New ventures most often struggle to survive the first demanding years after start-up. Many entrepreneurs do not survive due to a number of reasons where sustainable access to financial, human and social resources in interaction with market conditions, may play very influential roles. In this paper, we investigate how different qualities of relations, e.g. family-like or more functional, affect the entrepreneur’s opportunities for value creation and growth.
The paper uses as case an entrepreneurial micro-firm in the creative fashion industry called La Maison Justian Kunz. Kunz was established in 2011 in Kolding, Denmark, and designs and retails Haute Couture and tailor made clothes for women and men. We have followed the entrepreneur Justian Kunz over a period from early spring 2013 up till present. Our data comprises interviews, observations, workshops, written materials and online platforms that Kunz uses as part of his branding and marketing strategy.
In a creative industry like fashion it is of extreme importance for success to be able to build a strong brand; something that takes time, effort and the right connections and where trust becomes a crucial aspect to overcome the emotional unstructuredness often characterizing the most successful designers. In our case the network aspects are reflected by Justian Kunz’s DNA. To identify the external and internal stakeholders of Kunz, we investigated the freely available online platforms in which the company Kunz is represented together with a mapping of his social network asking Kunz to identify persons in his network and describe their roles. The result shows that an important, but hidden to the public, part of Kunz’ network is the Italian connections established under his 10 year long residency in Italy, combined with Danish connections with whom he is establishing relations akin to the “Italian family business”. Kunz’ network reminds of family relations with a strong sense of community based on shared narratives, goals, goodwill, trust and interdependence. The way Kunz brands himself through e.g. business plans, press releases, social media and in his behavior reflects this very distinct DNA and the collective orientation Kunz pursues.

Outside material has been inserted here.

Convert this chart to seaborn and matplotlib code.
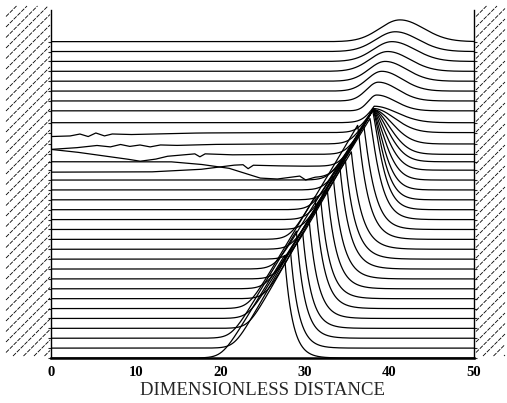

The KUNZ-case sheds new light on the challenges and practice of entrepreneurial micro-firms in the creative industry searching for funding. In a highly creative business, the entrepreneur may stand stronger in terms of growth and survival by operating in a ‘family-like’ network that give access to both social and financial resources that the traditional entrepreneurial system cannot provide, but also help build a strong visible brand for the fashion designer. Furthermore, it seems that for creative businesses, the system that dominate entrepreneurship support are neither able to grasp the innovation potential nor to create resonance between the creative entrepreneurs and the institutional representatives.